*What you are asked to do*
Within the records below, find each line that holds the string "this", then copy it.
┄┄┄┄┄┄
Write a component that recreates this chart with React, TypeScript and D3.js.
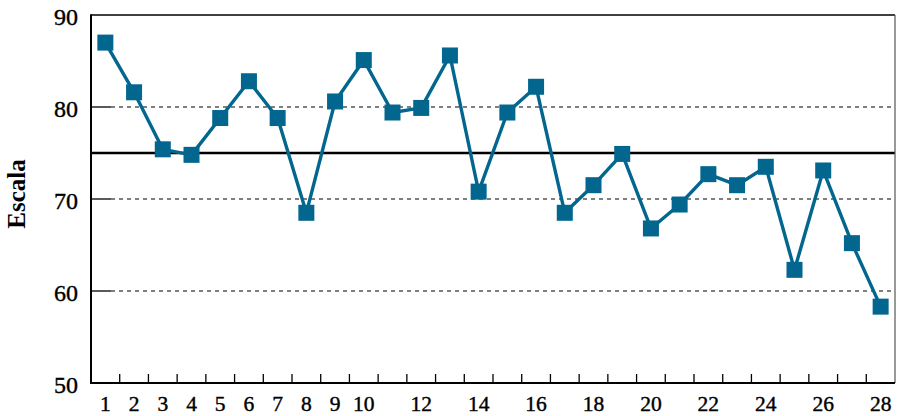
import React from "react";
import * as d3 from "d3";

const categories: number[] = Array.from({ length: 28 }, (_, i) => i + 1);
const values: number[] = [
  87, 81.6, 75.4, 74.8, 78.8, 82.8, 78.8, 68.5, 80.6, 85.1,
  79.4, 79.9, 85.6, 70.8, 79.4, 82.2, 68.5, 71.5, 74.9, 66.8,
  69.4, 72.7, 71.5, 73.5, 62.3, 73.1, 65.2, 58.3,
];
const xTickLabels: number[] = [1, 2, 3, 4, 5, 6, 7, 8, 9, 10, 12, 14, 16, 18, 20, 22, 24, 26, 28];
const yTicks: number[] = [50, 60, 70, 80, 90];
const gridValues: number[] = [60, 70, 80];
const meanValue = 75;
const yLabel = "Escala";

const W = 899;
const H = 416;
const M = { left: 91, right: 4, top: 15, bottom: 33 };
const COLOR = "#02668e";
const FONT = "Liberation Serif, Times New Roman, serif";

export default function App() {
  const x = d3
    .scaleBand<number>()
    .domain(categories)
    .range([M.left, W - M.right])
    .paddingInner(0)
    .paddingOuter(0);
  const y = d3.scaleLinear().domain([50, 90]).range([H - M.bottom, M.top]);
  const cx = (c: number) => (x(c) as number) + x.bandwidth() / 2;
  const line = d3
    .line<number>()
    .x((_, i) => cx(categories[i]))
    .y((d) => y(d));
  const x0 = M.left;
  const x1 = W - M.right;
  const yB = y(50);
  const yT = y(90);
  const ms = 16;

  return (
    <svg
      width={W}
      height={H}
      style={{ position: "absolute", left: 0, top: 0, background: "#fff", fontFamily: FONT }}
    >
      {gridValues.map((g) => (
        <g key={g}>
          <line x1={x0} x2={x0 + 20} y1={y(g)} y2={y(g)} stroke="#000" strokeWidth={1.3} />
          <line
            x1={x0 + 20}
            x2={x1}
            y1={y(g)}
            y2={y(g)}
            stroke="#000"
            strokeWidth={1.1}
            strokeDasharray="4,4"
          />
        </g>
      ))}
      <line x1={x0} x2={x1} y1={y(meanValue)} y2={y(meanValue)} stroke="#000" strokeWidth={2.6} />
      <line x1={x0} x2={x1} y1={yT} y2={yT} stroke="#000" strokeWidth={1.5} />
      <line x1={x1} x2={x1} y1={yT} y2={yB} stroke="#555" strokeWidth={1.2} />
      <line x1={x0} x2={x0} y1={yT - 0.75} y2={yB + 1} stroke="#000" strokeWidth={2} />
      <line x1={x0} x2={x1} y1={yB} y2={yB} stroke="#000" strokeWidth={2} />
      {categories.slice(1).map((c) => (
        <line
          key={c}
          x1={x(c) as number}
          x2={x(c) as number}
          y1={yB}
          y2={yB - 9}
          stroke="#000"
          strokeWidth={1.3}
        />
      ))}
      {yTicks.map((t) => (
        <text
          key={t}
          x={x0 - 13}
          y={y(t) + 10}
          textAnchor="end"
          fontSize={24}
          fill="#000"
          stroke="#000"
          strokeWidth={0.4}
        >
          {t}
        </text>
      ))}
      {xTickLabels.map((t) => (
        <text
          key={t}
          x={cx(t)}
          y={410.5}
          textAnchor="middle"
          fontSize={21.5}
          fill="#000"
          stroke="#000"
          strokeWidth={0.4}
        >
          {t}
        </text>
      ))}
      <text
        transform={`translate(25, 194) rotate(-90)`}
        textAnchor="middle"
        fontSize={25}
        fontWeight="bold"
        fill="#000"
      >
        {yLabel}
      </text>
      <path d={line(values) || ""} fill="none" stroke={COLOR} strokeWidth={3.4} strokeLinejoin="round" />
      {values.map((v, i) => (
        <rect
          key={i}
          x={cx(categories[i]) - ms / 2}
          y={y(v) - ms / 2}
          width={ms}
          height={ms}
          fill={COLOR}
        />
      ))}
    </svg>
  );
}
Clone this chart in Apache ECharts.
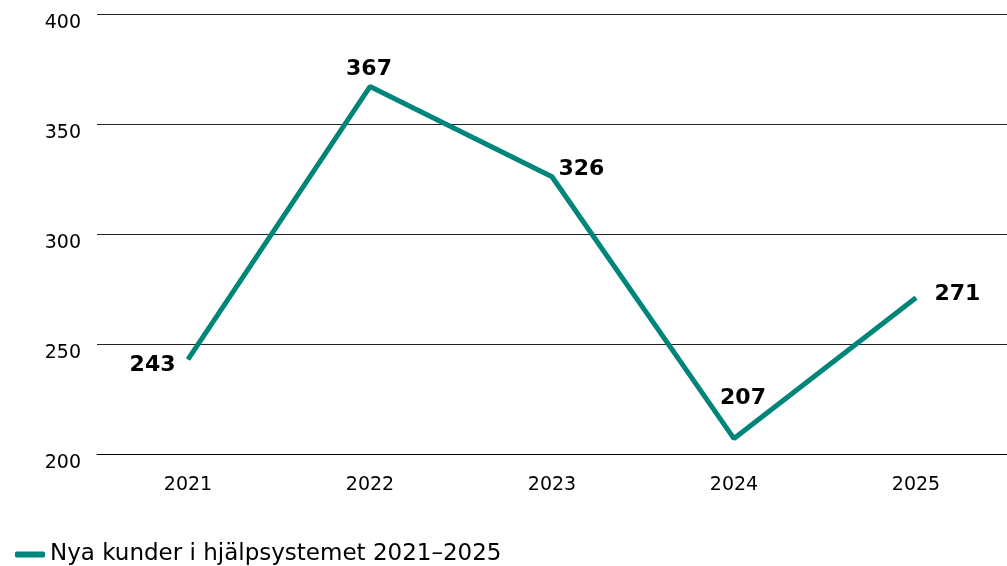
<!DOCTYPE html>
<html><head><meta charset="utf-8">
<script src="https://cdn.jsdelivr.net/npm/echarts@6/dist/echarts.min.js"></script>
<style>html,body{margin:0;padding:0;background:#fff}#c{width:1007px;height:566px}</style>
</head><body><div id="c"></div>
<script>
const categories = ['2021','2022','2023','2024','2025'];
const values = [243, 367, 326, 207, 271];
const seriesName = 'Nya kunder i hjälpsystemet 2021–2025';
const labelPositions = ['left','top','right','top','right'];
const labelOffsets = [[-4,6],[-1,2],[-2,-8],[9,-21],[10,-4]];

const chart = echarts.init(document.getElementById('c'), null, {renderer:'canvas'});
const font = 'DejaVu Sans, Verdana, sans-serif';
chart.setOption({
  animation:false,
  grid:{left:97,right:0,top:14,bottom:112},
  legend:{left:10,top:538,itemWidth:30,itemHeight:6,icon:'roundRect',itemGap:8,
    textStyle:{fontFamily:font,fontSize:23,color:'#000'},data:[seriesName]},
  xAxis:{type:'category',data:categories,boundaryGap:true,
    axisLine:{show:true,lineStyle:{color:'#000',width:1}},axisTick:{show:false},
    axisLabel:{margin:22,fontFamily:font,fontSize:19,color:'#000'}},
  yAxis:{type:'value',min:200,max:400,interval:50,
    axisLine:{show:false},axisTick:{show:false},
    splitLine:{lineStyle:{color:'#222',width:1}},
    axisLabel:{margin:16,fontFamily:font,fontSize:19,color:'#000',verticalAlign:'top'}},
  series:[{name:seriesName,type:'line',data:values.map((v,i)=>({value:v,label:{position:labelPositions[i],offset:labelOffsets[i]}})),
    symbol:'circle',symbolSize:1,showSymbol:true,lineStyle:{color:'#00857a',width:5},itemStyle:{color:'#00857a'},
    label:{show:true,fontFamily:font,fontWeight:'bold',fontSize:22,color:'#000',distance:8}}]
});
</script></body></html>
┄┄┄┄┄┄
*Task answer*
Write a component that recreates this chart with React, TypeScript and D3.js.
Clone this chart in Apache ECharts.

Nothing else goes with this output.